Task instructions ->
Quote the whole listing word for word. Do not include the pictures.

——

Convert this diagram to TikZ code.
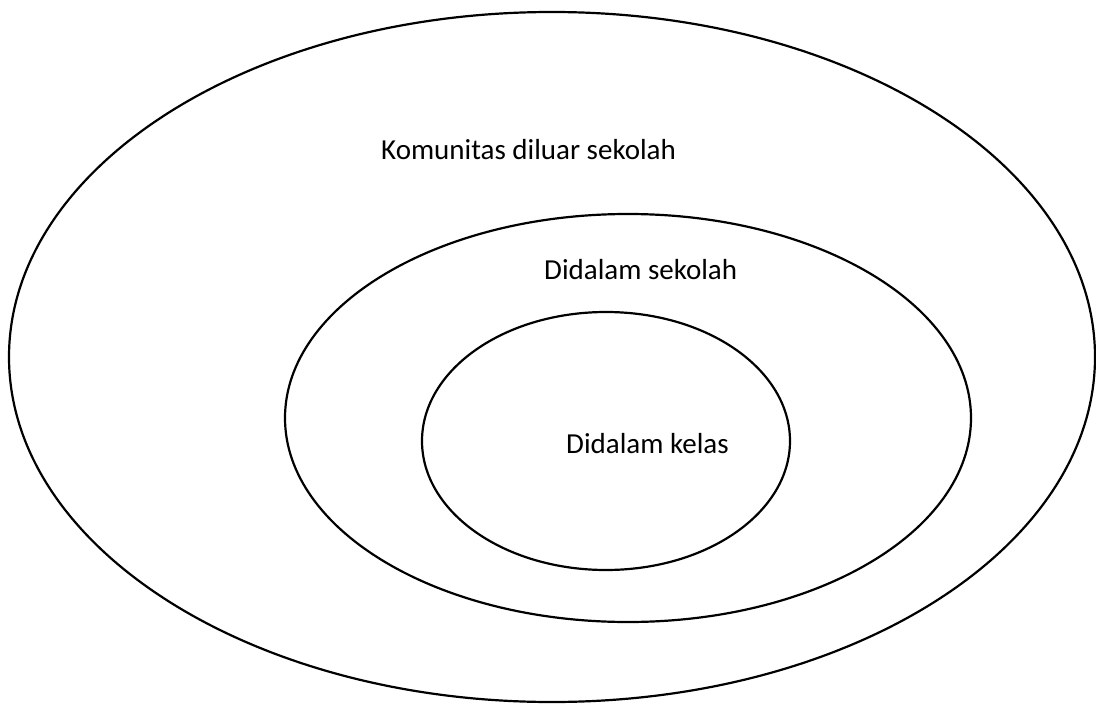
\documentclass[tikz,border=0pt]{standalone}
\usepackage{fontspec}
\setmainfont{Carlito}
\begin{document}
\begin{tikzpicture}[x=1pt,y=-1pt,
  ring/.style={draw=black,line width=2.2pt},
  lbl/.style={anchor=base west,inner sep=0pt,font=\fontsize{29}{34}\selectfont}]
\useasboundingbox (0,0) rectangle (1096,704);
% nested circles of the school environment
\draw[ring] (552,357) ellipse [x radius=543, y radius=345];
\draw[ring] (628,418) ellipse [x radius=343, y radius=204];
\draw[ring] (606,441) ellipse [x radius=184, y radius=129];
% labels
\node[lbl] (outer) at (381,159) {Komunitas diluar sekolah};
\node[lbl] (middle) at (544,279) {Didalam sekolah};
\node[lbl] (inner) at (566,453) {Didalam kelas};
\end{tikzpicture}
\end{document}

——

Output of the task ->
Convert this diagram to TikZ code.
\documentclass[tikz,border=0pt]{standalone}
\usepackage{fontspec}
\setmainfont{Carlito}
\begin{document}
\begin{tikzpicture}[x=1pt,y=-1pt,
  ring/.style={draw=black,line width=2.2pt},
  lbl/.style={anchor=base west,inner sep=0pt,font=\fontsize{29}{34}\selectfont}]
\useasboundingbox (0,0) rectangle (1096,704);
% nested circles of the school environment
\draw[ring] (552,357) ellipse [x radius=543, y radius=345];
\draw[ring] (628,418) ellipse [x radius=343, y radius=204];
\draw[ring] (606,441) ellipse [x radius=184, y radius=129];
% labels
\node[lbl] (outer) at (381,159) {Komunitas diluar sekolah};
\node[lbl] (middle) at (544,279) {Didalam sekolah};
\node[lbl] (inner) at (566,453) {Didalam kelas};
\end{tikzpicture}
\end{document}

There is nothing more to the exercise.